四次元・・・三次元(縦/横/奥行)に時間を加えた次元。この観点から私達は四次元空間に生きているとも言える。

五次元・・・無数の時間軸が存在する世界

【シーン】クーパーがブラックホールに吸い込まれ、レインジャー2号から射出し、身が放り投げだされたとき、「彼ら」が作った五次元の世界に導かれた場面。

 

●言葉を調べたあとの考察

プランA(居住可能な星を見つけて移住)を実現するためには、重力が解明できなければならず、ブランド教授があと一歩というところで解けなかった答えが「特異点」にありました。

それを裏付けるシーンは、ミラーの星へ出発直後のシーンで、ロミリーが「特異点が観測できれば重力を解明できる」と語っているのと、マン博士が眠りから覚めたときに全てを種明かししていた場面です。

ブランド教授は、マン博士がラザロ計画で飛び立つ前に方程式は解けていて、特異点の観測が不可能なことは分かっていたので、プランAが実現しない=現代の人類は地球で滅びるという結末を分かっていました。それを知っていたのは、ブランド教授とマン博士。そして、マン博士の種明かしを聞いても動揺しなかったことと、重力を解明するために必要な情報が分かっていたところをみると、ロミリーも知っていたのでしょうね。

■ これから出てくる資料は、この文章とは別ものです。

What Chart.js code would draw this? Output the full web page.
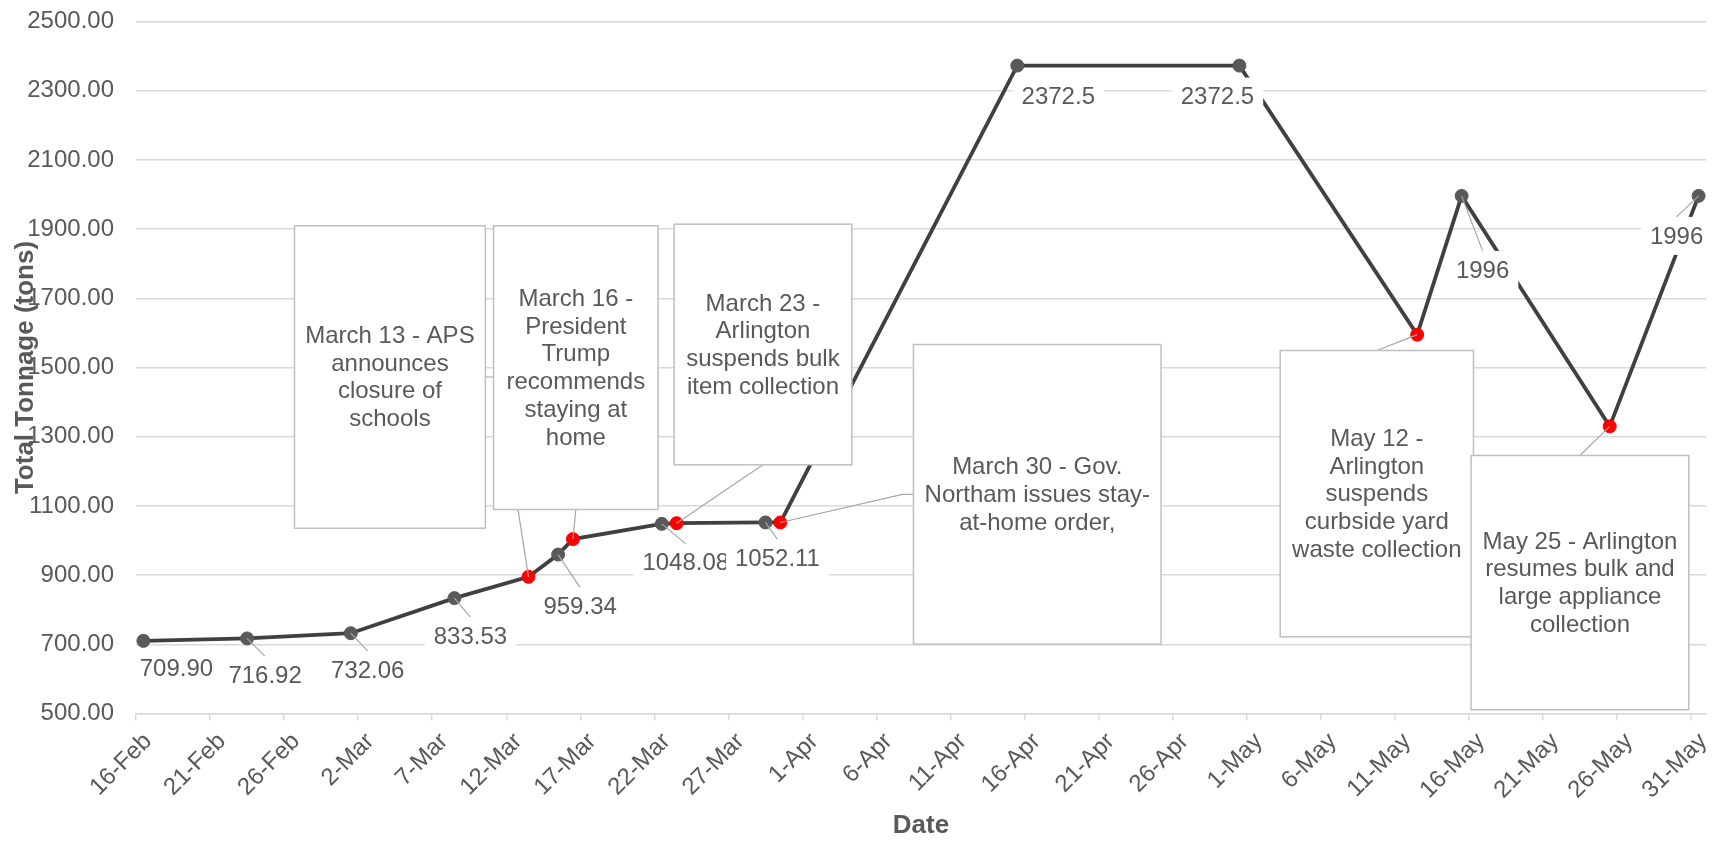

また、人類存続のための最後の現代人のなかの一人に娘を選んでいたからこそ、アメリアには伝えられず、クーパーもその事実が分かれば、この計画に加わらないことは明らかなので伝えなかったのでしょう。

プランB(受精卵を人工培養して人類を存続させる)は着々と進み、プランAは人々の混乱を避けるために、かたちだけ残されていたということでした。

ですが、クーパーが五次元の空間に導かれ、ブラックホール内の量子データをモールス信号へ変換してマーフへ届いたことで、ブランド教授が解けなかった重力の謎をマーフが解き明かし、クーパーステーションができ、五次元の世界を創り出すことに成功し、かつ、アメリアが行ったエドマンズの星が、居住可能な星だったことで、最終的にラザロ計画のプランAが実現できたというわけです。

「“彼ら”とは自分自身のことで、選ばれたのがマーフだった」とクーパーが語っていたシーンがありましたが、クーパーがいなければ量子データを送ることがきずに、重力の謎が解けなかった。また、マーフがいなければ、送られてきた量子データに気づけないまま、重力の謎も解けず、五次元の世界を創り出すことができなかった。となると、クーパーはブラックホールの彼方へと消えてしまっていた、と考えられるのではないでしょうか。

つまり、“彼ら”とは、クーパーとマーフの2人のことだったのではないかと思えました。

クーパーが導かれた五次元の空間が閉じられた次の瞬間、ワームホールを通過したときにアメリアが時空の歪みに手を伸ばしていた空間にクーパーはいます。このシーンから、入ってきたワームホールから再び脱出し、地球のある太陽系に戻ってきたということがわかります。それは、クーパーが救出され、クーパーステーションに運ばれたあと、目覚めたときに医師が「クーパーステーションは土星の軌道上にある」と語っていることからも裏付けられます。

最後に・・・

「愛が観察可能なら何かで数値化できるはず」という言葉のとおり、重力のように愛は時空を超え、父と娘を引き寄せ、世界を救ったという、まさに壮大なスケールの感動作だと改めて感じました。